▶ What is needed
Copy exactly, and only, the lines below from the first through the one containing "import plotly.graph_objects as go", both included; pictures are omitted.

-- Start Data provided --

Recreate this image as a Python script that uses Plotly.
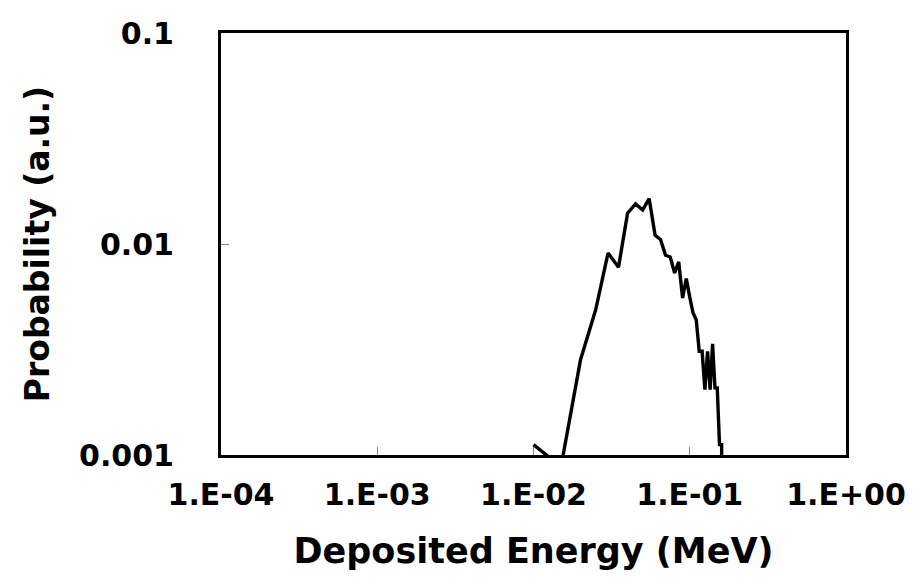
import plotly.graph_objects as go

energy_mev = [0.010, 0.015, 0.020, 0.025, 0.030, 0.035, 0.040, 0.045, 0.050, 0.055,
              0.060, 0.065, 0.070, 0.075, 0.080, 0.085, 0.090, 0.095, 0.100, 0.105,
              0.110, 0.115, 0.120, 0.125, 0.130, 0.135, 0.140, 0.145, 0.150, 0.155,
              0.160, 0.165]
probability = [1.12e-3, 8.8e-4, 2.83e-3, 4.88e-3, 9.06e-3, 7.76e-3, 1.40e-2, 1.55e-2,
               1.45e-2, 1.64e-2, 1.10e-2, 1.05e-2, 8.84e-3, 8.68e-3, 7.29e-3, 8.22e-3,
               5.55e-3, 6.85e-3, 5.6e-3, 4.71e-3, 4.38e-3, 3.10e-3, 3.10e-3, 2.04e-3,
               3.10e-3, 2.04e-3, 3.36e-3, 2.08e-3, 2.08e-3, 1.12e-3, 1.12e-3, 1e-6]

x_tickvals = [1e-4, 1e-3, 1e-2, 1e-1, 1e0]
x_ticktext = ["1.E-04", "1.E-03", "1.E-02", "1.E-01", "1.E+00"]
y_tickvals = [1e-3, 1e-2, 1e-1]
y_ticktext = ["0.001", "0.01", "0.1"]

FONT = "DejaVu Sans"

fig = go.Figure()
fig.add_trace(go.Scatter(x=energy_mev, y=probability, mode="lines",
                         line=dict(color="black", width=3.4), showlegend=False))

fig.update_layout(
    width=921, height=586,
    margin=dict(l=213, r=83, t=25, b=139),
    paper_bgcolor="white", plot_bgcolor="white",
    font=dict(family=FONT, color="black"),
)
fig.update_xaxes(
    type="log", range=[-4, 0], automargin=False,
    tickvals=x_tickvals, ticktext=x_ticktext,
    tickfont=dict(family=FONT, size=30, weight="bold"),
    ticks="inside", ticklen=8, tickcolor="#888888", tickwidth=1,
    ticklabelstandoff=11,
    showline=True, linecolor="black", linewidth=3, mirror=True,
    showgrid=False, zeroline=False,
    title=dict(text="Deposited Energy (MeV)", font=dict(family=FONT, size=35, weight="bold"), standoff=28),
)
fig.update_yaxes(
    type="log", range=[-3, -1], automargin=False,
    tickvals=y_tickvals, ticktext=y_ticktext,
    tickfont=dict(family=FONT, size=30, weight="bold"),
    ticks="inside", ticklen=8, tickcolor="#888888", tickwidth=1,
    ticklabelstandoff=38,
    showline=True, linecolor="black", linewidth=3, mirror=True,
    showgrid=False, zeroline=False,
    title=dict(text="Probability (a.u.)", font=dict(family=FONT, size=33, weight="bold"), standoff=20),
)

fig.write_html("out.html")
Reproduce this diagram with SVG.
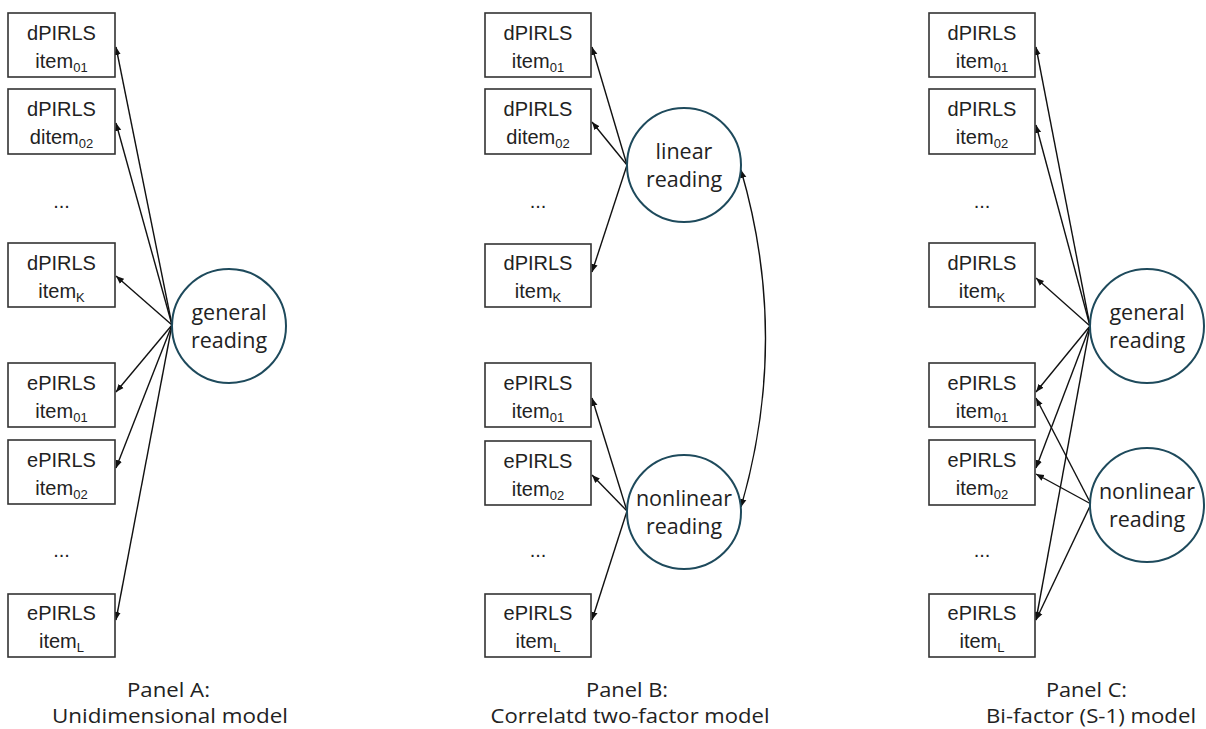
<svg xmlns="http://www.w3.org/2000/svg" width="1206" height="729" viewBox="0 0 1206 729">
<style>
.box{fill:#fff;stroke:#333;stroke-width:1.6}
.lat{fill:#fff;stroke:#1e4a5c;stroke-width:2}
.t{font-family:"Liberation Sans",Arial,sans-serif;font-size:20px;fill:#222;text-anchor:middle}
.lt{font-family:"Open Sans","Liberation Sans",sans-serif;font-size:21.5px;font-weight:500;fill:#222;text-anchor:middle}
.sub{font-size:13px}
.cap{font-family:"Open Sans","Liberation Sans",sans-serif;font-size:20px;fill:#222;text-anchor:middle}
.ln{fill:none;stroke:#111;stroke-width:1.4}
</style>
<defs>
<marker id="ah" viewBox="0 0 10 10" refX="10" refY="5" markerWidth="8" markerHeight="8" markerUnits="userSpaceOnUse" orient="auto-start-reverse">
<path d="M0,1 L10,5 L0,9 z" fill="#111"/>
</marker>
</defs>
<rect width="1206" height="729" fill="#fff"/>

<g id="connectors">
<!-- Panel A -->
<line class="ln" x1="172" y1="325" x2="116" y2="47" marker-end="url(#ah)"/>
<line class="ln" x1="172" y1="325" x2="116" y2="123" marker-end="url(#ah)"/>
<line class="ln" x1="172" y1="325" x2="116" y2="276" marker-end="url(#ah)"/>
<line class="ln" x1="172" y1="325" x2="116" y2="392" marker-end="url(#ah)"/>
<line class="ln" x1="172" y1="325" x2="116" y2="468" marker-end="url(#ah)"/>
<line class="ln" x1="172" y1="325" x2="116" y2="620" marker-end="url(#ah)"/>
<!-- Panel B -->
<line class="ln" x1="627" y1="165" x2="592" y2="47" marker-end="url(#ah)"/>
<line class="ln" x1="627" y1="165" x2="592" y2="122" marker-end="url(#ah)"/>
<line class="ln" x1="627" y1="165" x2="592" y2="272" marker-end="url(#ah)"/>
<line class="ln" x1="627" y1="511" x2="592" y2="398" marker-end="url(#ah)"/>
<line class="ln" x1="627" y1="511" x2="592" y2="475" marker-end="url(#ah)"/>
<line class="ln" x1="627" y1="511" x2="592" y2="620" marker-end="url(#ah)"/>
<path class="ln" d="M741,170 Q790,338 741,507" marker-start="url(#ah)" marker-end="url(#ah)"/>
<!-- Panel C -->
<line class="ln" x1="1090" y1="326" x2="1036" y2="47" marker-end="url(#ah)"/>
<line class="ln" x1="1090" y1="326" x2="1036" y2="125" marker-end="url(#ah)"/>
<line class="ln" x1="1090" y1="326" x2="1036" y2="278" marker-end="url(#ah)"/>
<line class="ln" x1="1090" y1="326" x2="1036" y2="392" marker-end="url(#ah)"/>
<line class="ln" x1="1090" y1="326" x2="1036" y2="468" marker-end="url(#ah)"/>
<line class="ln" x1="1090" y1="326" x2="1036" y2="620" marker-end="url(#ah)"/>
<line class="ln" x1="1091" y1="504" x2="1036" y2="398" marker-end="url(#ah)"/>
<line class="ln" x1="1091" y1="504" x2="1036" y2="474" marker-end="url(#ah)"/>
<line class="ln" x1="1091" y1="504" x2="1036" y2="620" marker-end="url(#ah)"/>
</g>

<!-- Panel A nodes -->
<g id="a_d01"><rect class="box" x="8" y="13" width="107" height="64"/><text class="t" x="61.5" y="40">dPIRLS</text><text class="t" x="61.5" y="68">item<tspan class="sub" dy="4">01</tspan></text></g>
<g id="a_d02"><rect class="box" x="8" y="89" width="107" height="65"/><text class="t" x="61.5" y="116">dPIRLS</text><text class="t" x="61.5" y="144">ditem<tspan class="sub" dy="4">02</tspan></text></g>
<g id="a_ddots"><text class="t" x="61.5" y="208">...</text></g>
<g id="a_dK"><rect class="box" x="8" y="243" width="107" height="64"/><text class="t" x="61.5" y="270">dPIRLS</text><text class="t" x="61.5" y="298">item<tspan class="sub" dy="4">K</tspan></text></g>
<g id="a_e01"><rect class="box" x="8" y="363" width="107" height="64"/><text class="t" x="61.5" y="390">ePIRLS</text><text class="t" x="61.5" y="418">item<tspan class="sub" dy="4">01</tspan></text></g>
<g id="a_e02"><rect class="box" x="8" y="440" width="107" height="64"/><text class="t" x="61.5" y="467">ePIRLS</text><text class="t" x="61.5" y="495">item<tspan class="sub" dy="4">02</tspan></text></g>
<g id="a_edots"><text class="t" x="61.5" y="557">...</text></g>
<g id="a_eL"><rect class="box" x="8" y="594" width="107" height="63"/><text class="t" x="61.5" y="620">ePIRLS</text><text class="t" x="61.5" y="648">item<tspan class="sub" dy="4">L</tspan></text></g>
<g id="a_general"><circle class="lat" cx="229" cy="326" r="57"/><text class="lt" x="229" y="320">general</text><text class="lt" x="229" y="348">reading</text></g>
<g id="a_caption"><text class="cap" x="168.5" y="697" textLength="83" lengthAdjust="spacingAndGlyphs">Panel A:</text><text class="cap" x="170" y="723" textLength="236" lengthAdjust="spacingAndGlyphs">Unidimensional model</text></g>

<!-- Panel B nodes -->
<g id="b_d01"><rect class="box" x="485" y="13" width="106" height="64"/><text class="t" x="538" y="40">dPIRLS</text><text class="t" x="538" y="68">item<tspan class="sub" dy="4">01</tspan></text></g>
<g id="b_d02"><rect class="box" x="485" y="89" width="106" height="65"/><text class="t" x="538" y="116">dPIRLS</text><text class="t" x="538" y="144">ditem<tspan class="sub" dy="4">02</tspan></text></g>
<g id="b_ddots"><text class="t" x="538" y="208">...</text></g>
<g id="b_dK"><rect class="box" x="485" y="244" width="106" height="63"/><text class="t" x="538" y="270">dPIRLS</text><text class="t" x="538" y="298">item<tspan class="sub" dy="4">K</tspan></text></g>
<g id="b_e01"><rect class="box" x="485" y="363" width="106" height="64"/><text class="t" x="538" y="390">ePIRLS</text><text class="t" x="538" y="418">item<tspan class="sub" dy="4">01</tspan></text></g>
<g id="b_e02"><rect class="box" x="485" y="441" width="106" height="64"/><text class="t" x="538" y="468">ePIRLS</text><text class="t" x="538" y="496">item<tspan class="sub" dy="4">02</tspan></text></g>
<g id="b_edots"><text class="t" x="538" y="557">...</text></g>
<g id="b_eL"><rect class="box" x="485" y="594" width="106" height="63"/><text class="t" x="538" y="620">ePIRLS</text><text class="t" x="538" y="648">item<tspan class="sub" dy="4">L</tspan></text></g>
<g id="b_linear"><circle class="lat" cx="684" cy="165" r="57"/><text class="lt" x="684" y="159">linear</text><text class="lt" x="684" y="187">reading</text></g>
<g id="b_nonlinear"><circle class="lat" cx="684" cy="512" r="57"/><text class="lt" x="684" y="506">nonlinear</text><text class="lt" x="684" y="534">reading</text></g>
<g id="b_caption"><text class="cap" x="627" y="697" textLength="82" lengthAdjust="spacingAndGlyphs">Panel B:</text><text class="cap" x="630" y="723" textLength="279" lengthAdjust="spacingAndGlyphs">Correlatd two-factor model</text></g>

<!-- Panel C nodes -->
<g id="c_d01"><rect class="box" x="929" y="13" width="106" height="64"/><text class="t" x="982" y="40">dPIRLS</text><text class="t" x="982" y="68">item<tspan class="sub" dy="4">01</tspan></text></g>
<g id="c_d02"><rect class="box" x="929" y="89" width="106" height="65"/><text class="t" x="982" y="116">dPIRLS</text><text class="t" x="982" y="144">item<tspan class="sub" dy="4">02</tspan></text></g>
<g id="c_ddots"><text class="t" x="982" y="208">...</text></g>
<g id="c_dK"><rect class="box" x="929" y="243" width="106" height="64"/><text class="t" x="982" y="270">dPIRLS</text><text class="t" x="982" y="298">item<tspan class="sub" dy="4">K</tspan></text></g>
<g id="c_e01"><rect class="box" x="929" y="363" width="106" height="64"/><text class="t" x="982" y="390">ePIRLS</text><text class="t" x="982" y="418">item<tspan class="sub" dy="4">01</tspan></text></g>
<g id="c_e02"><rect class="box" x="929" y="440" width="106" height="65"/><text class="t" x="982" y="467">ePIRLS</text><text class="t" x="982" y="495">item<tspan class="sub" dy="4">02</tspan></text></g>
<g id="c_edots"><text class="t" x="982" y="557">...</text></g>
<g id="c_eL"><rect class="box" x="929" y="594" width="106" height="63"/><text class="t" x="982" y="620">ePIRLS</text><text class="t" x="982" y="648">item<tspan class="sub" dy="4">L</tspan></text></g>
<g id="c_general"><circle class="lat" cx="1147" cy="326" r="57"/><text class="lt" x="1147" y="320">general</text><text class="lt" x="1147" y="348">reading</text></g>
<g id="c_nonlinear"><circle class="lat" cx="1147" cy="505" r="57"/><text class="lt" x="1147" y="499">nonlinear</text><text class="lt" x="1147" y="527">reading</text></g>
<g id="c_caption"><text class="cap" x="1086.5" y="697" textLength="81" lengthAdjust="spacingAndGlyphs">Panel C:</text><text class="cap" x="1091" y="723" textLength="210" lengthAdjust="spacingAndGlyphs">Bi-factor (S-1) model</text></g>
</svg>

-- End Data provided --

▶ Problem solution
Recreate this image as a Python script that uses Plotly.
import plotly.graph_objects as go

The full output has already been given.